Следователь посмотрел на сидящего через стол мусорщика. Лицо подозреваемого не выражало чувств, взгляд провалился в одну ему доступную бездну. По старинке включив диктофон, Ребров начал допрос:
– Назовите ваше имя.
Как и ожидалось, старик промолчал.
– Ориентировки мальчишки разошлют по стране, – отчеканил Ребров. – Если он исчез из детдома, то к вечеру мы узнаем из какого. Когда вы похитили его? Что стало с остальными пропавшими? Зачем приехали в Кащеевку? Мальчишка знал, что умрёт и поэтому сбежал? Не тяните, мы всё равно узнаем кто вы. Пишите чистосердечное, зачтётся в суде.
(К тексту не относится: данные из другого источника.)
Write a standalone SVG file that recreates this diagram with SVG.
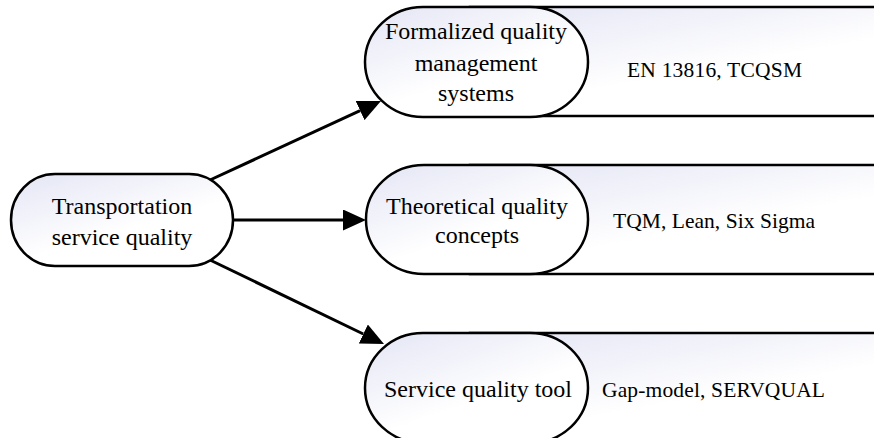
<svg xmlns="http://www.w3.org/2000/svg" width="874" height="438" viewBox="0 0 874 438">
<defs>
<linearGradient id="g" x1="0" y1="0" x2="0.7" y2="1">
<stop offset="0" stop-color="#e3e5f4"/>
<stop offset="0.65" stop-color="#ffffff"/>
<stop offset="1" stop-color="#ffffff"/>
</linearGradient>
<marker id="ah" markerUnits="userSpaceOnUse" markerWidth="23" markerHeight="21" refX="0" refY="10.5" orient="auto" viewBox="0 0 23 21">
<path d="M0,0 L23,10.5 L0,21 z" fill="#000"/>
</marker>
<style>
.shape{fill:url(#g);stroke:#000;stroke-width:2.5}
.t{font-family:"Liberation Serif","Times New Roman",serif;font-size:24px;fill:#000;text-anchor:middle}
.l{font-family:"Liberation Serif","Times New Roman",serif;font-size:21.5px;fill:#000}
.c{stroke:#000;stroke-width:3;fill:none;marker-end:url(#ah)}
</style>
</defs>
<rect width="874" height="438" fill="#fff"/>
<g id="connectors">
<line class="c" x1="210" y1="180" x2="360.1" y2="110.6"/>
<line class="c" x1="233" y1="220" x2="343" y2="220"/>
<line class="c" x1="210" y1="260" x2="363.3" y2="334"/>
</g>
<g id="n-root">
<rect class="shape" x="11" y="174" width="222" height="92" rx="44" ry="46"/>
<text class="t" x="122" y="214">Transportation</text>
<text class="t" x="122" y="245">service quality</text>
</g>
<g id="n-formal">
<rect class="shape" x="470" y="7" width="420" height="109"/>
<rect class="shape" x="365" y="7" width="223" height="110" rx="58" ry="55"/>
<text class="t" x="476" y="39">Formalized quality</text>
<text class="t" x="476" y="71">management</text>
<text class="t" x="476" y="101">systems</text>
<text class="l" x="627" y="77" textLength="175" lengthAdjust="spacing">EN 13816, TCQSM</text>
</g>
<g id="n-theory">
<rect class="shape" x="470" y="165" width="420" height="109"/>
<rect class="shape" x="366" y="165" width="222" height="109" rx="58" ry="54"/>
<text class="t" x="477" y="214">Theoretical quality</text>
<text class="t" x="477" y="243">concepts</text>
<text class="l" x="613" y="228" textLength="202" lengthAdjust="spacing">TQM, Lean, Six Sigma</text>
</g>
<g id="n-tool">
<rect class="shape" x="470" y="333" width="420" height="110"/>
<rect class="shape" x="365" y="333" width="223" height="110" rx="58" ry="55"/>
<text class="t" x="478" y="397">Service quality tool</text>
<text class="l" x="602" y="397" textLength="223" lengthAdjust="spacing">Gap-model, SERVQUAL</text>
</g>
</svg>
Старик поднял скованные руки. Ребров едва не ударил кулаком по столу – какой же он дурак, что не заметил! Мусорщик ведь даже на лавке прятал руки в карманы.
Ладони старика были обожжены. Лиловые наросты топорщились на кончиках пальцев. Никаких отпечатков. Им ничего не узнать о мусорщике, если он не расскажет.
– Вряд ли что-то получится, если не помогу, – хмыкнул старик, словно прочитав мысли следователя.
– Ваша соседка скажет нам…
Дед расхохотался каркающим, режущим уши смехом:
– В сорок лет вы похожи на ребёнка. Думаете, я сказал ей настоящее имя? Берите пример с начальника станции – он вообще ничего не спросил! На дороге чисто, и ладно.
– Чего вы хотите? – Ребров сделал вид, что сдался. Он мог не торопиться: оснований для задержания достаточно. Рано или поздно мусорщик всё расскажет.